Researchers have combined MoS₂ with palladium nanosheets to create 2D structures with broadband detection that provide absorbance in the infrared. The prototype device, consisting of a single layer of MoS₂ covalently functionalized with palladium nanosheets, showed an enhanced optoelectronic response, both in terms of width and intensity, in comparison with a van der Walls structure with the same components.

Researchers proved that the enhancement stemmed from the chemically bonded interface between the two materials. The spectroscopic analysis of the palladium-MoS₂ device revealed an electronic interaction between the two materials that evidenced the effectiveness of the chemical connection.

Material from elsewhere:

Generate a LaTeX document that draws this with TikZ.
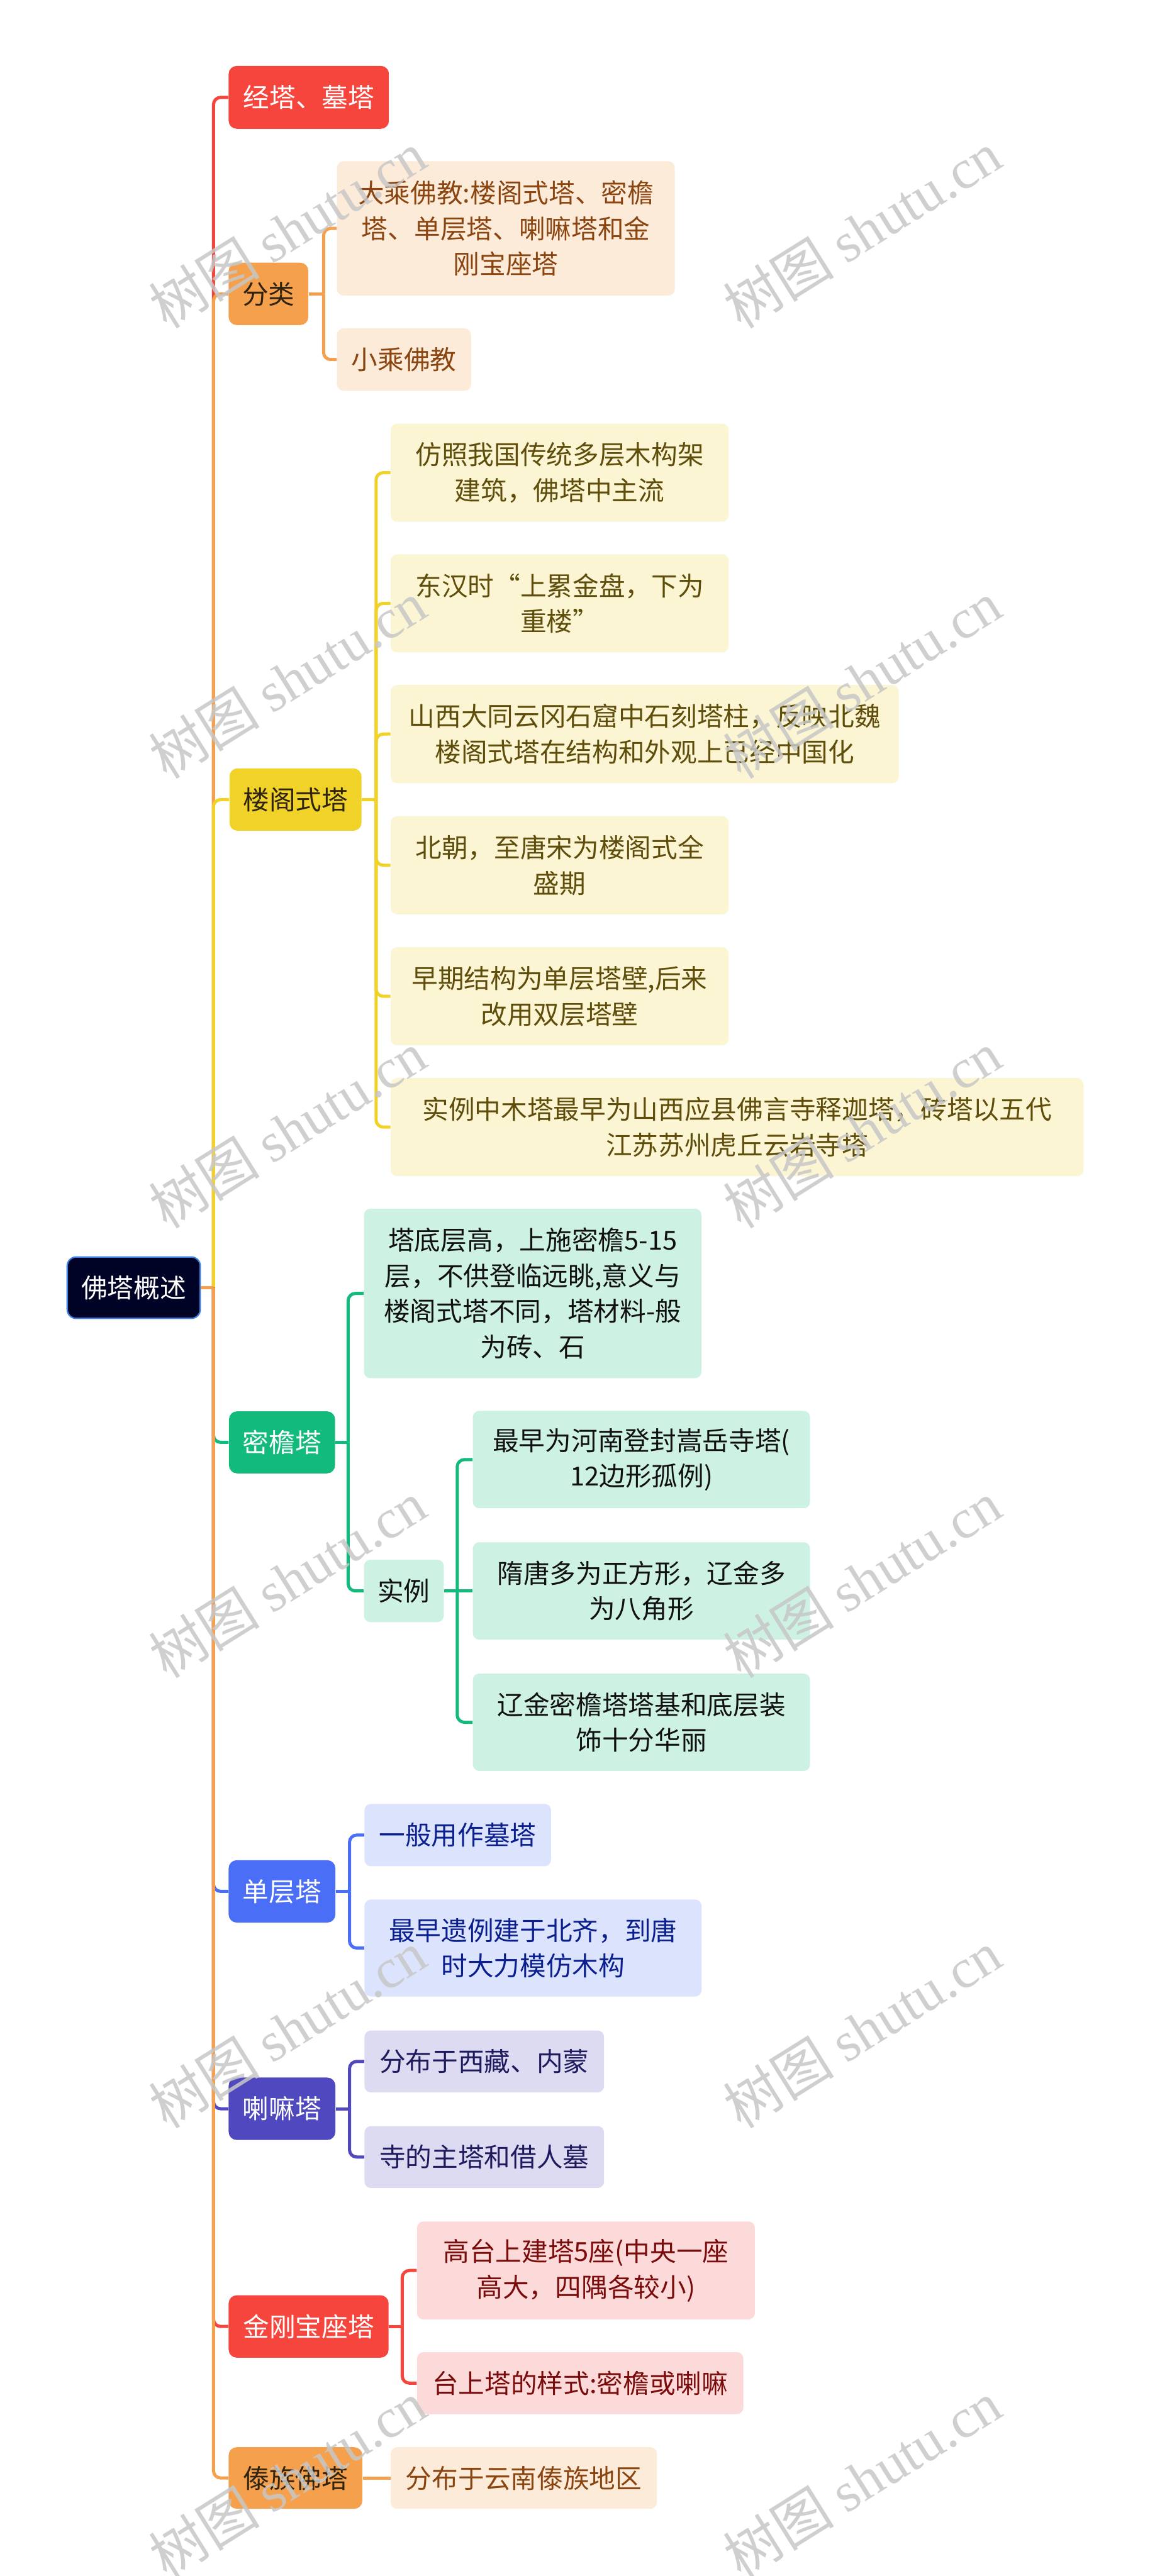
\documentclass[tikz,border=0pt]{standalone}
\usepackage{fontspec}
\setmainfont{Noto Sans CJK SC}
\newfontfamily\wmlat{Liberation Serif}
\newfontfamily\wmcjk{Noto Sans CJK SC}
\newcommand\mmfont{\fontsize{14.6pt}{19.8pt}\selectfont}
\definecolor{cRed}{HTML}{F5453D}
\definecolor{cOrg}{HTML}{F4A04C}
\definecolor{cYel}{HTML}{F0D229}
\definecolor{cGrn}{HTML}{12BB7C}
\definecolor{cBlu}{HTML}{4B6EF6}
\definecolor{cInd}{HTML}{4F48BE}
\definecolor{rootF}{HTML}{010326}
\definecolor{rootB}{HTML}{3F7FE0}
\definecolor{fOrg}{HTML}{FDEBDA}
\definecolor{fYel}{HTML}{FCF5D3}
\definecolor{fGrn}{HTML}{CDF1E2}
\definecolor{fBlu}{HTML}{DCE3FC}
\definecolor{fInd}{HTML}{DDDBF2}
\definecolor{fRed}{HTML}{FDDADA}
\definecolor{tOrg}{HTML}{8A4511}
\definecolor{tYel}{HTML}{5E4D0B}
\definecolor{tGrn}{HTML}{111111}
\definecolor{tBlu}{HTML}{0B1F8F}
\definecolor{tInd}{HTML}{1E1A5E}
\definecolor{tRed}{HTML}{7B0C0C}
\definecolor{tDark}{HTML}{2E2410}
\begin{document}
\begin{tikzpicture}[x=0.9143pt,y=-0.9143pt,
  sz/.style 2 args={minimum width={#1*0.9143pt},minimum height={#2*0.9143pt}},
  mmbox/.style={anchor=west,align=center,inner sep=0pt,font=\mmfont,rounded corners=3.6pt},
  lvlone/.style={mmbox,rounded corners=4.5pt},
  ln/.style={line width=1.75pt,draw=#1},
  rc/.style={rounded corners=4pt},
  wm/.style={rotate=32,text=black!22,opacity=0.85,inner sep=0pt,font=\fontsize{31pt}{31pt}\selectfont}
]
\fill[white] (0,0) rectangle (700,1569);
\useasboundingbox (0,0) rectangle (700,1569);

% root
\node[mmbox,fill=rootF,draw=rootB,line width=0.8pt,text=white,sz={81}{37.4},rounded corners=5pt] (root) at (40.5,784.3) {佛塔概述};

% level one
\node[lvlone,fill=cRed,text=white,sz={97.6}{38.3}] (jt) at (139,59.3) {经塔、墓塔};
\node[lvlone,fill=cOrg,text=tDark,sz={48.5}{38}] (fl) at (139,179) {分类};
\node[lvlone,fill=cYel,text=tDark,sz={80.4}{38}] (lg) at (139.5,487) {楼阁式塔};
\node[lvlone,fill=cGrn,text=white,sz={64.6}{37.8}] (my) at (139.2,878.5) {密檐塔};
\node[lvlone,fill=cBlu,text=white,sz={65}{38}] (dc) at (139,1152) {单层塔};
\node[lvlone,fill=cInd,text=white,sz={65}{38}] (lm) at (139,1284.4) {喇嘛塔};
\node[lvlone,fill=cRed,text=white,sz={97.4}{38}] (jg) at (139,1417) {金刚宝座塔};
\node[lvlone,fill=cOrg,text=tDark,sz={81.4}{37.5}] (dz) at (139,1509.3) {傣族佛塔};

% 分类 children
\node[mmbox,fill=fOrg,text=tOrg,sz={205.7}{81.8}] (fl1) at (205,139.1) {大乘佛教:楼阁式塔、密檐\\塔、单层塔、喇嘛塔和金\\刚宝座塔};
\node[mmbox,fill=fOrg,text=tOrg,sz={81.6}{38}] (fl2) at (205,219) {小乘佛教};

% 楼阁式塔 children
\node[mmbox,fill=fYel,text=tYel,sz={205.7}{59.8}] (lg1) at (237.7,287.9) {仿照我国传统多层木构架\\建筑，佛塔中主流};
\node[mmbox,fill=fYel,text=tYel,sz={205.7}{59.8}] (lg2) at (237.7,367.5) {东汉时“上累金盘，下为\\重楼”};
\node[mmbox,fill=fYel,text=tYel,sz={309.3}{59.8}] (lg3) at (237.7,447.1) {山西大同云冈石窟中石刻塔柱，反映北魏\\楼阁式塔在结构和外观上已经中国化};
\node[mmbox,fill=fYel,text=tYel,sz={205.7}{59.8}] (lg4) at (237.7,527) {北朝，至唐宋为楼阁式全\\盛期};
\node[mmbox,fill=fYel,text=tYel,sz={205.7}{59.8}] (lg5) at (237.7,606.8) {早期结构为单层塔壁,后来\\改用双层塔壁};
\node[mmbox,fill=fYel,text=tYel,sz={421.8}{59.8}] (lg6) at (237.7,686.5) {实例中木塔最早为山西应县佛言寺释迦塔，砖塔以五代\\江苏苏州虎丘云岩寺塔};

% 密檐塔 children
\node[mmbox,fill=fGrn,text=tGrn,sz={205.5}{103.2}] (my1) at (221.4,787.8) {塔底层高，上施密檐5-15\\层，不供登临远眺,意义与\\楼阁式塔不同，塔材料-般\\为砖、石};
\node[mmbox,fill=fGrn,text=tGrn,sz={48.6}{38}] (my2) at (221.4,969) {实例};
\node[mmbox,fill=fGrn,text=tGrn,sz={205.3}{59.3}] (s1) at (287.7,889) {最早为河南登封嵩岳寺塔(\\12边形孤例)};
\node[mmbox,fill=fGrn,text=tGrn,sz={205.3}{59.3}] (s2) at (287.7,969) {隋唐多为正方形，辽金多\\为八角形};
\node[mmbox,fill=fGrn,text=tGrn,sz={205.3}{59.3}] (s3) at (287.7,1049) {辽金密檐塔塔基和底层装\\饰十分华丽};

% 单层塔 children
\node[mmbox,fill=fBlu,text=tBlu,sz={113.6}{38}] (dc1) at (221.7,1117.7) {一般用作墓塔};
\node[mmbox,fill=fBlu,text=tBlu,sz={205.3}{59}] (dc2) at (221.7,1186.5) {最早遗例建于北齐，到唐\\时大力模仿木构};

% 喇嘛塔 children
\node[mmbox,fill=fInd,text=tInd,sz={145.9}{37.7}] (lm1) at (221.7,1255.6) {分布于西藏、内蒙};
\node[mmbox,fill=fInd,text=tInd,sz={145.9}{37.7}] (lm2) at (221.7,1313.8) {寺的主塔和借人墓};

% 金刚宝座塔 children
\node[mmbox,fill=fRed,text=tRed,sz={205.7}{59.7}] (jg1) at (253.7,1382.9) {高台上建塔5座(中央一座\\高大，四隅各较小)};
\node[mmbox,fill=fRed,text=tRed,sz={198.7}{37.7}] (jg2) at (253.7,1451.5) {台上塔的样式:密檐或喇嘛};

% 傣族佛塔 child
\node[mmbox,fill=fOrg,text=tOrg,sz={162}{37.5}] (dz1) at (237.7,1509.3) {分布于云南傣族地区};

% trunk connectors
\coordinate (jR) at (130,784.3);
\draw[ln=cRed,rc] (jR) |- (jt.west);
\draw[ln=cOrg,rc] (jR) |- (fl.west);
\draw[ln=cYel,rc] (jR) |- (lg.west);
\draw[ln=cGrn,rc] (jR) |- (my.west);
\draw[ln=cBlu,rc] (jR) |- (dc.west);
\draw[ln=cInd,rc] (jR) |- (lm.west);
\draw[ln=cRed,rc] (jR) |- (jg.west);
\draw[ln=cOrg,rc] (jR) |- (dz.west);
\draw[ln=cOrg] (root.east) -- (jR);

% 分类
\coordinate (jFL) at (197,179);
\draw[ln=cOrg] (fl.east) -- (jFL);
\draw[ln=cOrg,rc] (jFL) |- (fl1.west);
\draw[ln=cOrg,rc] (jFL) |- (fl2.west);

% 楼阁式塔
\coordinate (jLG) at (229,487);
\draw[ln=cYel] (lg.east) -- (jLG);
\foreach \c in {lg1,lg2,lg3,lg4,lg5,lg6} {\draw[ln=cYel,rc] (jLG) |- (\c.west);}

% 密檐塔
\coordinate (jMY) at (212,878.5);
\draw[ln=cGrn] (my.east) -- (jMY);
\draw[ln=cGrn,rc] (jMY) |- (my1.west);
\draw[ln=cGrn,rc] (jMY) |- (my2.west);
\coordinate (jSL) at (278.4,969);
\draw[ln=cGrn] (my2.east) -- (jSL);
\draw[ln=cGrn,rc] (jSL) |- (s1.west);
\draw[ln=cGrn] (jSL) -- (s2.west);
\draw[ln=cGrn,rc] (jSL) |- (s3.west);

% 单层塔
\coordinate (jDC) at (212.8,1152);
\draw[ln=cBlu] (dc.east) -- (jDC);
\draw[ln=cBlu,rc] (jDC) |- (dc1.west);
\draw[ln=cBlu,rc] (jDC) |- (dc2.west);

% 喇嘛塔
\coordinate (jLM) at (212.8,1284.4);
\draw[ln=cInd] (lm.east) -- (jLM);
\draw[ln=cInd,rc] (jLM) |- (lm1.west);
\draw[ln=cInd,rc] (jLM) |- (lm2.west);

% 金刚宝座塔
\coordinate (jJG) at (244.9,1417);
\draw[ln=cRed] (jg.east) -- (jJG);
\draw[ln=cRed,rc] (jJG) |- (jg1.west);
\draw[ln=cRed,rc] (jJG) |- (jg2.west);

% 傣族佛塔
\draw[ln=cOrg] (dz.east) -- (dz1.west);

% watermarks
\foreach \yy [count=\i] in {140,414,688,962,1236,1510} {
  \node[wm] (wl\i) at (175,\yy) {\wmcjk 树图 \wmlat shutu.cn};
  \node[wm] (wr\i) at (525,\yy) {\wmcjk 树图 \wmlat shutu.cn};
}
\end{tikzpicture}
\end{document}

The device reported here presents three key features. First, a MoS₂ large lateral size in the micrometer range combined with an ultrathin thickness of less than 5 nanometers. Second, the palladium nanosheets 2D morphology, which enables a strong absorbance in the infrared region. Last, the chemical connection between the two nanomaterials is facilitated via a bifunctional molecule.

The work highlights the advantages of the covalent connection. First, the device is robust against solvents or thermal processes. Further, the covalent connection between its 2D components improves the device’s optoelectronic response in comparison to its van der Waals counterpart. These findings demonstrate that covalent linked 2D materials hold promise for their application in broad-band photodetection.